Intrínsecamente japonesa, algo obvio en quien ha filmado un cine (re)pensando el legado de autores como Ozu y Mizoguchi, Milagro realiza el prodigio de desatar las emociones sin incurrir en la obscenidad sentimental ni en el masajeo emocional de truco fácil y resolución complaciente. Al contrario. Hay en esta historia infantil, una excepcional madurez. Hay una visión de la existencia y el deber, contagiosas; un positivismo necesario y una resolución inteligente de un Kore-eda que, sin duda, no es el mismo de esa obra cumbre titulada Distance, pero que no renuncia a construir un cine lúcido y sereno, sin estridencias ni concesiones.

SABOR FRANCÉS Durante muchos minutos Julie Delpy hace de Le Skylab un impecable retrato grupal que sigue una larga tradición de ese cine familiar que en Europa dominan mejor que nadie los cineastas franceses. Durante una hora larga, Delpy mueve su cámara en medio de una celebración familiar, el cumpleaños de la abuela, para elaborar un tapiz sobre la Francia de 1979. En la familia conviven, cohabitan y se rozan representantes de lo político y lo social.

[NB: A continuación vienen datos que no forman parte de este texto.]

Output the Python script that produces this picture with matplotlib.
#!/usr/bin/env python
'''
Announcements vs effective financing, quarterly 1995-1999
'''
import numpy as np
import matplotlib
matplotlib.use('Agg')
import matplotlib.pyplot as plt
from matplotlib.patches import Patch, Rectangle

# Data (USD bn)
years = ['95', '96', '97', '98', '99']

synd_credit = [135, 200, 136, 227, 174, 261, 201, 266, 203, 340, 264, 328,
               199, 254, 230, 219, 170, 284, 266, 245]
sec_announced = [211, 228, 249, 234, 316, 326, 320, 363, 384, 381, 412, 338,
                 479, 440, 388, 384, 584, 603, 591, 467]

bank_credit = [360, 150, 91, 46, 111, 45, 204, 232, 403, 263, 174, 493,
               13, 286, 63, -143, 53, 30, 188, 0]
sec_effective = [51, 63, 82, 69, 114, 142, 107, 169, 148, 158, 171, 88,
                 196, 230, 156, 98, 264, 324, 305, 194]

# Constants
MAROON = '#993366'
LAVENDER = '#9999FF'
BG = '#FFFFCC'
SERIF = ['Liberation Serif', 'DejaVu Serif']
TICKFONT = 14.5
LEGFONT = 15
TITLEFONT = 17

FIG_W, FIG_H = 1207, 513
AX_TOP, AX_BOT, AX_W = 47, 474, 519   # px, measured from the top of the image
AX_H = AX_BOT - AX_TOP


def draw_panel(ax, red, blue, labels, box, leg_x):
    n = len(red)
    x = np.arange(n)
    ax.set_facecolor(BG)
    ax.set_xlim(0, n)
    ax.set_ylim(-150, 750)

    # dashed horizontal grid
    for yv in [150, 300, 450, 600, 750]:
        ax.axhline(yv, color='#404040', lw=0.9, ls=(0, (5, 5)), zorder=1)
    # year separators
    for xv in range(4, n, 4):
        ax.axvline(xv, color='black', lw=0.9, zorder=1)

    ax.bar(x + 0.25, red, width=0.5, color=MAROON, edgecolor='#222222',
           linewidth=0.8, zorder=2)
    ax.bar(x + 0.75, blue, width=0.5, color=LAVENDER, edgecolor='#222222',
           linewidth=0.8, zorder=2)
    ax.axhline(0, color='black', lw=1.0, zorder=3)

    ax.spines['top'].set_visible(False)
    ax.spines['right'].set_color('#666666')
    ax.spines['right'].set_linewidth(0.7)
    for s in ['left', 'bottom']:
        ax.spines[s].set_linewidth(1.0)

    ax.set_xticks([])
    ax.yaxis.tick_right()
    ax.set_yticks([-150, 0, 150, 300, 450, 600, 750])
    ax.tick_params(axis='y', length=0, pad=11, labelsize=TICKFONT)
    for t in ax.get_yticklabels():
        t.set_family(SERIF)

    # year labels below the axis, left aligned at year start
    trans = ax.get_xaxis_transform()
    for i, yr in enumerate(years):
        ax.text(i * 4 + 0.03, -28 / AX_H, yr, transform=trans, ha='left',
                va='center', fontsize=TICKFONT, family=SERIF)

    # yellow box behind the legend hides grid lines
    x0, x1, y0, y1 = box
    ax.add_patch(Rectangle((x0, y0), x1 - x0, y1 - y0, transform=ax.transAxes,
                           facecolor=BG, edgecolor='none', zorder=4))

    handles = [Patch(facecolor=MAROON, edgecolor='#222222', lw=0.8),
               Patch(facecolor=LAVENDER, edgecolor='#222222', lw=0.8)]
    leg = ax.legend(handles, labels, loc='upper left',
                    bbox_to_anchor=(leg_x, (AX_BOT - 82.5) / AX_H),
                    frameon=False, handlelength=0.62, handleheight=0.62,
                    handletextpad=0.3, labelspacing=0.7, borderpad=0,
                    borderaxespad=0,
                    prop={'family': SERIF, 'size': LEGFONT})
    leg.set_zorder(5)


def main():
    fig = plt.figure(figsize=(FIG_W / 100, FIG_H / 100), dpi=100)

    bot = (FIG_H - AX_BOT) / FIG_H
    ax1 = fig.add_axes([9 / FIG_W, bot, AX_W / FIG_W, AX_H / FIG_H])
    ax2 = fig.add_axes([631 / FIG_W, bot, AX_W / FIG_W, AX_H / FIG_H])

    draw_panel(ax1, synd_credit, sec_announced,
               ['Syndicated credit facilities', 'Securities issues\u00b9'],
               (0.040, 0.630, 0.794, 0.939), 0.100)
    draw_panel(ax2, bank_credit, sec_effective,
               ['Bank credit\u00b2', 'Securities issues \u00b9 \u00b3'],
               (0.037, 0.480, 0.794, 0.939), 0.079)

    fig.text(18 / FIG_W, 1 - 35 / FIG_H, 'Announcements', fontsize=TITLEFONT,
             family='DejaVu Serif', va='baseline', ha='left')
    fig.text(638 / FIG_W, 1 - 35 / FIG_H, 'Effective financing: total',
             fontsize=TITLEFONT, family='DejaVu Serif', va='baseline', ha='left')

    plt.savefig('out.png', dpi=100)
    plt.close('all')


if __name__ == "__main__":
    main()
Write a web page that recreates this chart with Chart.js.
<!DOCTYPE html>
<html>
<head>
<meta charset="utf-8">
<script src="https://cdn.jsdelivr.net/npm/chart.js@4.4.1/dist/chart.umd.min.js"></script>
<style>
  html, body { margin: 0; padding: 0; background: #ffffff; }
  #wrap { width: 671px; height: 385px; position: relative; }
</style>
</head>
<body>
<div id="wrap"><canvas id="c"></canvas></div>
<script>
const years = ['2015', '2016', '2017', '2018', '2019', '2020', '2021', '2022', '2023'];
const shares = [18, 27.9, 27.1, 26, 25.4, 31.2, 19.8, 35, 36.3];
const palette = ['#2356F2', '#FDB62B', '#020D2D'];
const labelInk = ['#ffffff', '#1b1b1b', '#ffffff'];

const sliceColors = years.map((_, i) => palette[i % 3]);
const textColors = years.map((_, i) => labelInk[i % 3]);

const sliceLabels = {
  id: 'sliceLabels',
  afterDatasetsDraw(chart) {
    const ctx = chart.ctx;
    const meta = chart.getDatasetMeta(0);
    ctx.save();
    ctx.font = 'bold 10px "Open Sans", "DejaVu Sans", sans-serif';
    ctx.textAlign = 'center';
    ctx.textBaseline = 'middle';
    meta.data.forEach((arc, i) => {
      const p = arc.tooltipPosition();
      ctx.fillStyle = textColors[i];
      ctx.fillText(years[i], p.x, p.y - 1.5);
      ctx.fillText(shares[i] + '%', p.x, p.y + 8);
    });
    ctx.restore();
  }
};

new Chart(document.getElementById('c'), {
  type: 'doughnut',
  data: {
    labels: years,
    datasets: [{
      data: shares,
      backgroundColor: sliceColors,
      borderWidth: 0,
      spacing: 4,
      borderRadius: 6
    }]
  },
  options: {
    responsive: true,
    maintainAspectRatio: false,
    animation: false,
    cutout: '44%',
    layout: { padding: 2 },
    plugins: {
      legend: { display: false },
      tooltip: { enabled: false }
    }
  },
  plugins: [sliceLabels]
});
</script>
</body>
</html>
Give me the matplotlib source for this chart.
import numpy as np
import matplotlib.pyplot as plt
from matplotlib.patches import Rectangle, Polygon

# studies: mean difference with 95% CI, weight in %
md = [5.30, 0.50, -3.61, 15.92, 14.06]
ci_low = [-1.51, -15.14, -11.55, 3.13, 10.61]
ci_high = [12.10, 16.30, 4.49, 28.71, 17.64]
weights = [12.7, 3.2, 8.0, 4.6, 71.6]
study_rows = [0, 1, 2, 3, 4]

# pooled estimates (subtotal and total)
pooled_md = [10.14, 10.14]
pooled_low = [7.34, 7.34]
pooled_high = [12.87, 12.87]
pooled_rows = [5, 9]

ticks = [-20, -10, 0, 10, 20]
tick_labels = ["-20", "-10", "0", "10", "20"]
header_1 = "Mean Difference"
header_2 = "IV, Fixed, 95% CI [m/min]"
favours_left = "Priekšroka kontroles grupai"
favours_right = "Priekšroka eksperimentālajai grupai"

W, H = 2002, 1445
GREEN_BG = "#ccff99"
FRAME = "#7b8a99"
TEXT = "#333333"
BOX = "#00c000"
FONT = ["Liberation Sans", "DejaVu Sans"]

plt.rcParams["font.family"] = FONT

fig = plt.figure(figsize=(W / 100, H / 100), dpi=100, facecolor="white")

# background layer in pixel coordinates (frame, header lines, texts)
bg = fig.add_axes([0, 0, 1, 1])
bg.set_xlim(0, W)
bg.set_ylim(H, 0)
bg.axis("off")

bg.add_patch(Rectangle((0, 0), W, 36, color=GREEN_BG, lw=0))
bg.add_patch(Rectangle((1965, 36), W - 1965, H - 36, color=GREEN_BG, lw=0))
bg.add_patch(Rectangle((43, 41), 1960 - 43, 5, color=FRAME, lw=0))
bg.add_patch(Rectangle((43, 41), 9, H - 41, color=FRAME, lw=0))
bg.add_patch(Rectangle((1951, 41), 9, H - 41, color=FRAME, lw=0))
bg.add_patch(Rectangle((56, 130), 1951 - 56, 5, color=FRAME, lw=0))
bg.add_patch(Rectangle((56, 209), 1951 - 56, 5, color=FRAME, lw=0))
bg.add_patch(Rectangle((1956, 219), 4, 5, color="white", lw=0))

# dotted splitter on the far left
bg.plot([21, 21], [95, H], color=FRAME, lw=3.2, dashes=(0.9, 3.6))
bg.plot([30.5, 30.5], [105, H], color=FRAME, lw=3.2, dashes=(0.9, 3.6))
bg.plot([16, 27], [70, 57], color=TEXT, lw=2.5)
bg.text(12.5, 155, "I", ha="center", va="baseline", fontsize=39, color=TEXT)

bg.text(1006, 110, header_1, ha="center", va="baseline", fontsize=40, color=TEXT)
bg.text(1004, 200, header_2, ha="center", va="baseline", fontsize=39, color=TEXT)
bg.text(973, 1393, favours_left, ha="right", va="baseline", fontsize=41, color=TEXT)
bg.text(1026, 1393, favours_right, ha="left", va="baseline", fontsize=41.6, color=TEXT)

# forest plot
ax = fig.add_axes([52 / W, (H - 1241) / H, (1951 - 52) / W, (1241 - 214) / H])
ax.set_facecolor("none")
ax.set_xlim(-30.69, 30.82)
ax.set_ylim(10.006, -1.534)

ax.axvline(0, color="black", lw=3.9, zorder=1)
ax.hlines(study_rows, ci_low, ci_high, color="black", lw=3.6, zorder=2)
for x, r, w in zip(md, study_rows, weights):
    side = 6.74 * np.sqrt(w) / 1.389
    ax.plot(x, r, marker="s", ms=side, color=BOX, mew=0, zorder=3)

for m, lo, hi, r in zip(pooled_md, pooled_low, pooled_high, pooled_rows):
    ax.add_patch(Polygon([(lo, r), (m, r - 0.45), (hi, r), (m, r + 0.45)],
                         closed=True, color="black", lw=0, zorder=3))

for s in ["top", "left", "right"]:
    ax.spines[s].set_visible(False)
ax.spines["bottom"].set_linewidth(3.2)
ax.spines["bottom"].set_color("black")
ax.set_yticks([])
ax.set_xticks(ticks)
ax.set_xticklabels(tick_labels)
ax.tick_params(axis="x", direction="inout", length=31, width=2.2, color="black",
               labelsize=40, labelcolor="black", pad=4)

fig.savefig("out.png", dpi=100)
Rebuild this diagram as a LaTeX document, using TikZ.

Delpy ha repartido los papeles, atenta a recrear en ese microcosmos familiar las sombras y luces de toda una época y lugar. El que se inscribe en su propia memoria con la que, sin duda, se identifica la niña protagonista con la que comparte el origen teatral de sus padres, la edad que tenía en aquel tiempo y, sin duda, algunas anécdotas y recuerdos. Cine de memorias disfrazadas y remozadas en clave ideal, Le Skylab disfruta de algunos diálogos con gracia y de unas interpretaciones convincentes. Simpática y ligera, eficaz y entretenida aunque nada original, Le Skylab se rompe de manera incomprensible en sus últimos minutos en los que Delpy cambia de registro y metamorfosea la mermelada en una ración de agria que castiga a algunos de sus personajes a asumir unas reacciones hiperbólicas y fuera de lugar.